At the same time, the Saudis have cracked down on imams and teachers espousing militant views, imprisoning those affiliated with terrorist groups like al Qaeda – during an eight-month period in 2010, for example, the government announced that almost 150 alleged al Qaeda members had been arrested. More recently, King Abdullah issued a decree declaring it a crime to participate in or to support military conflicts abroad, a move clearly aimed at stemming the flow of Saudis joining the “Jihad” in Syria.
But this tough approach has been coupled with some softer outreach.
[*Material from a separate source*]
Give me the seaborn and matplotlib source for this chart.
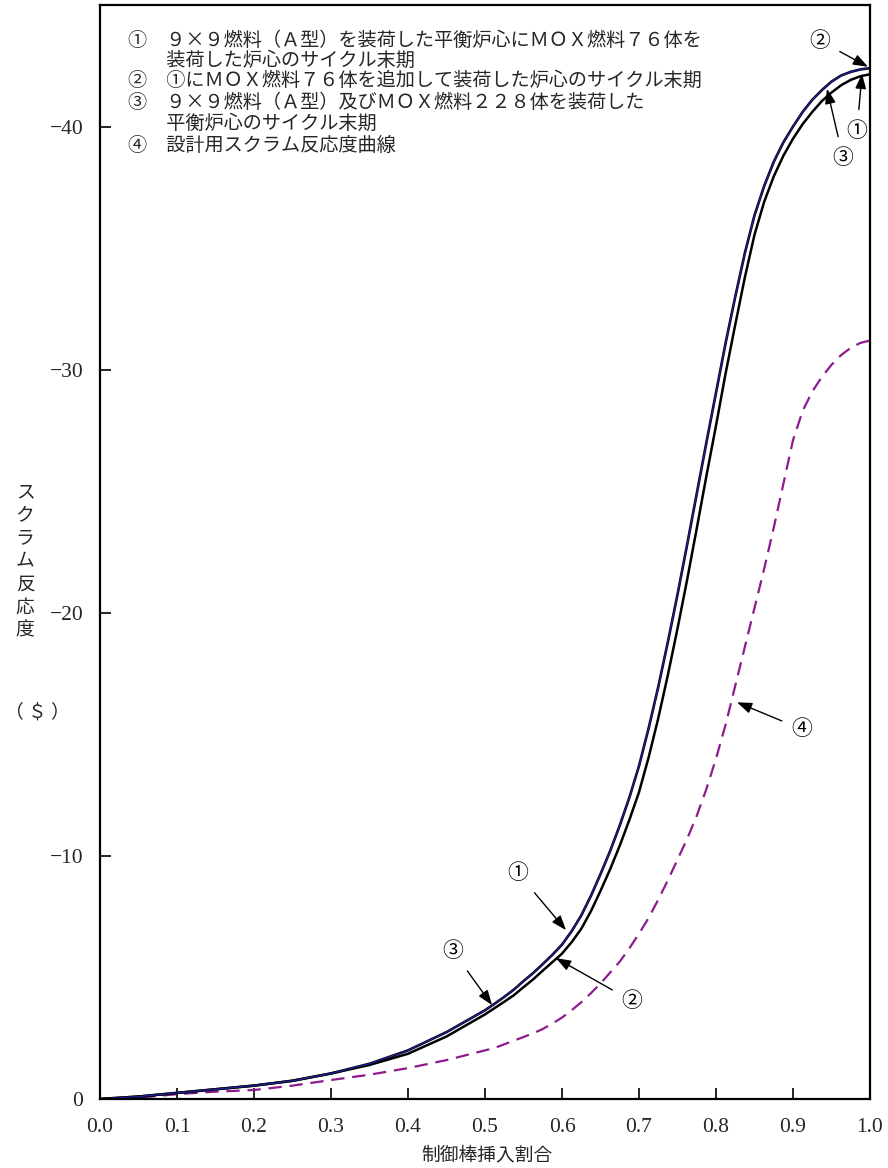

For example, Saudi Arabia has funded the King Abdullah Bin Abdulaziz International Centre for Interreligious and Intercultural Dialogue in Vienna, while back in 2007, King Abdullah held an historic meeting with Pope Benedict XVI, the first such meeting between a Saudi monarch and a pope.
Meanwhile, there are also indications that the controversial Committee for the Protection of Virtue and Prevention of Vice (dubbed the religious police in the West) is coming under increasing scrutiny, with some Saudis now publicly criticizing its aggressive tactics. Back in January 2012, King Abdullah dismissed the head of the organization, replacing him with the reportedly more moderate Sheikh Abdul Latif Abdul Aziz Al-Sheikh.
But while these developments suggest progress, ultra conservatives still pose a barrier to the advancement of women’s rights, including their desire for education and the right to drive, and they have dismissed proponents of such change as “agents” of the West. In addition, there are also those that view the beliefs and rites of Shia Muslims as heretical, and something that should not be expressed publicly.
Such restrictions will need to be re-examined if Saudi Arabia wishes to foster a culture of respect for diversity within Islam, and Saudis should ask themselves whether allowing non-Sunnis or even non-Muslims to observe their respective religion truly constitutes an affront to their own.
It is a much needed discussion, and one that the government should encourage to be held in public because the reality is that refusing to allow freedom of religion is not a sign of strength, but of insecurity. The sooner the country’s conservatives realize that the better.